Tozer’s messages to Chicago-area students became famous. Soon he was invited to fundamentalist and evangelical campuses in other places. During the 1940s and 1950s, the Chicago Alliance pastor spoke at St. Paul Bible College (Minnesota) in 1941. He did Spiritual Emphasis Week services at Wheaton College twice in the 1950s, and also at Fort Wayne Bible College (Indiana) in 1948 and 1954, as well as the baccalaureate address at Houghton College (New York) in 1952. He also spoke at Taylor College (Indiana) in 1960 and Nyack College the same year. Wheaton College honored Tozer with an honorary doctorate (LLD) in 1950, and Houghton College bestowed the honorary LLD two years later. Although Tozer never sought to be called “doctor,” he was certainly grateful to be so honored by highly respected Christian colleges like Houghton and Wheaton.

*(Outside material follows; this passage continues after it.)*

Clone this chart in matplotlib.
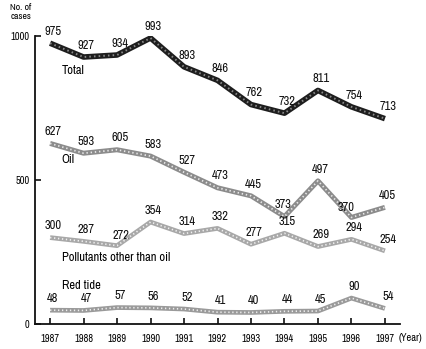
import matplotlib
matplotlib.use("Agg")
import matplotlib.pyplot as plt
from matplotlib import font_manager

years = [1987, 1988, 1989, 1990, 1991, 1992, 1993, 1994, 1995, 1996, 1997]
total = [975, 927, 934, 993, 893, 846, 762, 732, 811, 754, 713]
oil = [627, 593, 605, 583, 527, 473, 445, 373, 497, 370, 405]
pollutants = [300, 287, 272, 354, 314, 332, 277, 315, 269, 294, 254]
red_tide = [48, 47, 57, 56, 52, 41, 40, 44, 45, 90, 54]

names = {f.name for f in font_manager.fontManager.ttflist}
family = "DejaVu Sans"
for cand in ("Archivo Narrow", "Fira Sans Condensed", "Barlow Semi Condensed", "Liberation Sans"):
    if cand in names:
        family = cand
        break
plt.rcParams["font.family"] = [family, "DejaVu Sans"]

fig = plt.figure(figsize=(4.26, 3.49), dpi=100)
ax = fig.add_axes([35 / 426, 25 / 349, 365 / 426, 288 / 349])
ax.set_xlim(1986.55, 1997.45)
ax.set_ylim(0, 1000)

def braided(values, base, dots, lw):
    ax.plot(years, values, color=base, lw=lw, solid_capstyle="butt", solid_joinstyle="round", zorder=3)
    ax.plot(years, values, color=dots, lw=lw * 0.35, ls=(0, (0.8, 1.6)), zorder=4)

braided(total, "#1e1e1e", "#8a8a8a", 4.0)
braided(oil, "#8c8c8c", "#e8e8e8", 3.6)
braided(pollutants, "#a8a8a8", "#f0f0f0", 3.4)
braided(red_tide, "#9a9a9a", "#eeeeee", 3.4)

def label(values, offsets=None):
    for i, (x, v) in enumerate(zip(years, values)):
        dx, dy = (2, 8.5)
        if offsets and i in offsets:
            dx, dy = offsets[i]
        ax.annotate(str(v), (x, v), xytext=(dx, dy), textcoords="offset points",
                    ha="center", va="center", fontsize=9, color="#111111")

label(total)
label(oil, {7: (-1, 9), 9: (-4, 7)})
label(pollutants, {2: (3, 7)})
label(red_tide)

ax.text(1987.35, 880, "Total", fontsize=9, ha="left", va="center")
ax.text(1987.35, 570, "Oil", fontsize=9, ha="left", va="center")
ax.text(1987.35, 232, "Pollutants other than oil", fontsize=9, ha="left", va="center")
ax.text(1987.35, 135, "Red tide", fontsize=9, ha="left", va="center")

for s in ("top", "right"):
    ax.spines[s].set_visible(False)
for s in ("left", "bottom"):
    ax.spines[s].set_linewidth(1.3)
    ax.spines[s].set_color("#111111")

ax.set_yticks([0, 500, 1000])
ax.set_yticklabels(["0", "500", "1000"], fontsize=7.5)
ax.set_xticks(years)
ax.set_xticklabels([str(y) for y in years], fontsize=7.5)
ax.tick_params(axis="both", direction="in", length=4.5, width=1.2, color="#111111")
ax.tick_params(axis="y", pad=4)
ax.tick_params(axis="x", pad=7.5)

fig.text(399 / 426, 1 - 338 / 349, "(Year)", fontsize=7.5, ha="left", va="center")
fig.text(21 / 426, 1 - 12 / 349, "No. of\ncases", fontsize=7, ha="center", va="center", linespacing=1.0)

fig.savefig("out.png", dpi=100)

There is no way to measure Tozer’s impact on college people, but the testimonies are nearly legion. Billy Graham remembered going to hear Tozer at the Southside Church several times before he graduated from Wheaton College in 1943, and said he was always deeply blessed, Dr. J. Julius Scott, Professor Emeritus, Wheaton Graduate School, remembered that as a freshman at Wheaton in the early l950s, Tozer’s challenges to “know God Himself,” not just “about God,” left an indelible mark on his soul.23 In the same vein, the late Dr. Bernard King, who graduated from St. Paul Bible College in 1941, said he first met Tozer personally at the college commencement the year we entered World War II. He credited his relationship with Tozer that began at college as being extremely important in his spiritual life and ministry.
Dr. Tozer had a range of influence on high school–age youth that rivaled his impact on college people. He frequently spoke at Youth for Christ rallies on foreign missions and radical commitment to Jesus Christ. Likewise he became one of the most popular speakers at Christian and Missionary Alliance Youth gatherings in places such as New York and Cincinnati, as well as Chicago.